I want to take a moment to address a conspiracy theory I’ve seen emerging out of several right wing echo chambers. Specifically, following the Biden inauguration, there has been a, let’s say, crisis of faith in online communities surrounding the grand unifying conspiracy theory of Q-anon. One in particular which caught my attention claims that Trump will remain President because the United States was actually replaced by a corporation shadow-government founded in the City of London in the 1800s. The “actual” inauguration is in March and the fact that Biden was inaugurated in January means he’s illegitimate and Trump can depose him by reestablishing the real United States as it existed before the corporate version.
Or something. Admittedly I’m skimming because every time I’ve seen this theory it’s been light on details and citations. I think it basically goes without saying that this theory is without basis in reality. But I think examining it offers a chance to shed light on a larger trend of right wing conspiracies, so let’s work through this thought experiment.
Let’s suppose this theory is true. Let’s suppose that the United States as we know it today is not in fact a sovereign state but a non-governmental organization, that is, a corporation, that has assumed all the functions of one. Let’s assume that every accomplishment since was the work of this corporate entity- every law passed, every social program designed and implemented, every road built, every prisoner punished, every tax dollar collected, every war waged, every soldier drafted and bomb dropped, was all the work, not of a constitutional government, but an overgrown company.
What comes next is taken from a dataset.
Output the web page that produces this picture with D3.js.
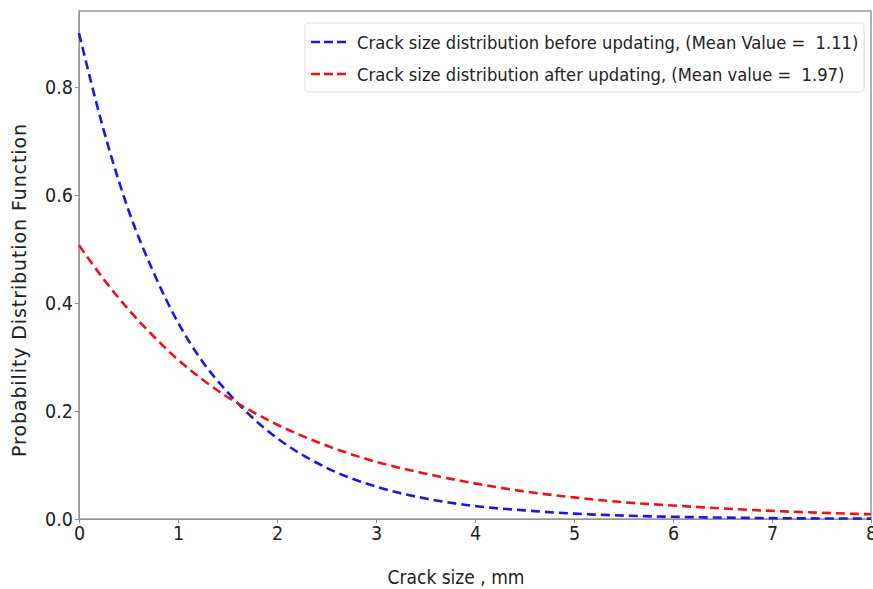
<html lang="en">
<head>
  <meta charset="UTF-8">
  <title>Crack size distribution</title>
  <script src="https://d3js.org/d3.v7.min.js"></script>
</head>
<style>
  body { margin: 0; background: #fff; }
  .axis text { font-family: "DejaVu Sans Condensed", "DejaVu Sans"; font-stretch: condensed; font-size: 19.5px; fill: #222; }
  .axis line, .axis path { stroke: #888; }
</style>
<body>
  <svg class="chart" width="873" height="589"></svg>
  <script>
    // values
    const xs = [0, 0.25, 0.5, 0.75, 1, 1.25, 1.5, 1.75, 2, 2.5, 3, 3.5, 4, 4.5, 5, 5.5, 6, 7, 8];
    const before = [0.90, 0.72, 0.572, 0.458, 0.364, 0.291, 0.235, 0.188, 0.15, 0.095, 0.060, 0.038, 0.024, 0.016, 0.010, 0.0063, 0.0041, 0.0016, 0.0007];
    const after = [0.507, 0.444, 0.388, 0.339, 0.295, 0.258, 0.226, 0.199, 0.175, 0.136, 0.106, 0.084, 0.066, 0.051, 0.040, 0.031, 0.025, 0.015, 0.0087];
    const xTicks = [0, 1, 2, 3, 4, 5, 6, 7, 8];
    const yTicks = [0.0, 0.2, 0.4, 0.6, 0.8];
    const legendLabels = ['Crack size distribution before updating, (Mean Value =  1.11)',
      'Crack size distribution after updating, (Mean value =  1.97)'];
    const colors = ['#1818e6', '#f01010'];

    const svg = d3.select('svg.chart');
    const margins = { top: 11, right: 2, bottom: 70, left: 79 };
    const chartWidth = 873 - margins.left - margins.right;
    const chartHeight = 589 - margins.top - margins.bottom;
    const chartArea = svg.append('g')
      .attr('transform', `translate(${margins.left},${margins.top})`);

    const xScale = d3.scaleLinear().domain([0, 8]).range([0, chartWidth]);
    const yScale = d3.scaleLinear().domain([0, 0.941]).range([chartHeight, 0]);

    chartArea.append('g')
      .attr('class', 'axis')
      .attr('transform', `translate(0,${chartHeight})`)
      .call(d3.axisBottom(xScale).tickValues(xTicks).tickSize(4).tickSizeOuter(0).tickPadding(3));

    chartArea.append('g')
      .attr('class', 'axis')
      .call(d3.axisLeft(yScale).tickValues(yTicks).tickFormat(d3.format('.1f')).tickSize(4).tickSizeOuter(0).tickPadding(2));

    // frame
    chartArea.append('rect')
      .attr('width', chartWidth).attr('height', chartHeight)
      .attr('fill', 'none').attr('stroke', '#999').attr('stroke-width', 1.5);

    const line = d3.line()
      .x((d, i) => xScale(xs[i]))
      .y(d => yScale(d))
      .curve(d3.curveMonotoneX);

    [before, after].forEach((series, k) => {
      chartArea.append('path')
        .datum(series)
        .attr('d', line)
        .attr('fill', 'none')
        .attr('stroke', colors[k])
        .attr('stroke-width', 2.6)
        .attr('stroke-dasharray', '9,5');
    });

    // legend
    const legend = chartArea.append('g').attr('transform', `translate(${305 - margins.left},${23 - margins.top})`);
    legend.append('rect')
      .attr('width', 559).attr('height', 69).attr('rx', 3)
      .attr('fill', '#fff').attr('stroke', '#ddd');
    legendLabels.forEach((lab, i) => {
      const y = 19 + i * 32;
      legend.append('line')
        .attr('x1', 6).attr('x2', 42).attr('y1', y).attr('y2', y)
        .attr('stroke', colors[i]).attr('stroke-width', 2.6).attr('stroke-dasharray', '9,4');
      legend.append('text')
        .attr('x', 52).attr('y', y + 7)
        .attr('font-family', '"DejaVu Sans Condensed", "DejaVu Sans"')
        .attr('font-stretch', 'condensed')
        .attr('font-size', 18.2).attr('fill', '#222')
        .style('white-space', 'pre')
        .text(lab);
    });

    svg.append('text')
      .attr('x', 456).attr('y', 584)
      .attr('text-anchor', 'middle')
      .attr('font-family', '"DejaVu Sans Condensed", "DejaVu Sans"')
      .attr('font-stretch', 'condensed')
      .attr('font-size', 19).attr('fill', '#222')
      .text('Crack size , mm');

    svg.append('text')
      .attr('transform', 'translate(26,290) rotate(-90)')
      .attr('text-anchor', 'middle')
      .attr('font-family', '"DejaVu Sans"')
      .attr('font-size', 19).attr('fill', '#222')
      .attr('letter-spacing', 0.9)
      .text('Probability Distribution Function');
  </script>
</body>
</html>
Okay, fine. What does that change? I mean, assuming this is true, then it’s the corporation, not the constitutional government, that has all the cards. They pay, and organize, and command the military. They regulate the economy, and reap the revenues from it. They built all the infrastructure that makes the US work. They are in every meaningful sense of the phrase, in charge, whether or not a piece of paper says so. And pretty much everyone is fine going along because that’s how society functions now. Every aspect of American society that would engender loyalty belongs to the corporation, so why would anyone defect now?
What then is supposed to happen in March? Is Donald Trump going to stand on the steps of the capitol alone and pantomime an inauguration? I mean, it’s not like the corporation’s employees- the Chief Justice, Congress, the capitol police, any of those people -are going to help him out. Actually, given what happened at the capitol recently, there’s a good chance he’ll be banned from returning. So I guess he’ll be reciting the oath from Mar a Lago. Maybe he’ll be on television, but if the mainstream media is really as organized against him as is commonly claimed, then it seems unlikely. And he’s banned from most social media. So he’ll say some magic words in an empty room, and then what?
The answer, of course, is nothing. It changes nothing. The world would keep turning and Biden would still be in charge. It’s the old “if a tree falls in a forest” question. But suppose, for the sake of argument, that the event is televised. Suppose that Trump or someone close to him manages to hack into the emergency alert system. Suppose that while on camera, Trump makes the first coherent speech of his life, in which he delivers incontrovertible historical proof of constitutional discontinuity; that the modern federal government was founded on a lie, and that by default he is President.
What then? Is the entire federal government going to just roll over? Will the standing military, which didn’t exist during peacetime in the 1800s, disappear in a puff of logic? Is everyone who relies on federal programs going to just stop being hungry and impoverished? Most Americans have never even read the constitution, and even fewer care what it says except when it touches their lives. Of course some people, maybe even powerful people, might decide to follow Trump, probably people who were looking for an excuse to follow him anyways, but that’s not the question I’m driving at. I’m not asking whether people would follow Trump into a civil war. I’m asking why would the historical evidence make a difference.
One of the hard truths about politics is that laws and constitutions are just words on a page unless people believe in and abide by them. The Soviet constitution under Stalin contained guarantees of all the same freedoms as the first amendment of the US constitution, but only one of those societies actually has any history of a political norm of free speech, assembly, press, religion, and petition. If tomorrow some scholar at the library of Congress found a missing page of the constitution in which the founders made electricity unconstitutional, no branch of government would start clamoring to shut down the power grids. Either there would be an immediate amendment, or more likely, the country would all just collectively ignore that part of the constitution and carry on. That is what by all accounts should happen if Trump decides to invoke this particular theory.
Despite all the tradition and ceremony involved in codifying social and political norms into laws, there is nothing intrinsically special about the law that is separate and above how we enforce norms. Or, put another way, laws are not magic spells, and invoking the law does not lessen the blow of the police truncheon. If your worldview is predicated on a chosen one invoking magic words to assume divine right to rule, that’s not a political theory, it is a cult. Of course in a free country you are welcome to privately believe these things, but those views are not compatible with democracy. Furthermore, if that worldview involves the violent purging or overthrow of opponents, then it is a terrorist cult, and those who act on it lose the protections afforded to peaceful political discourse.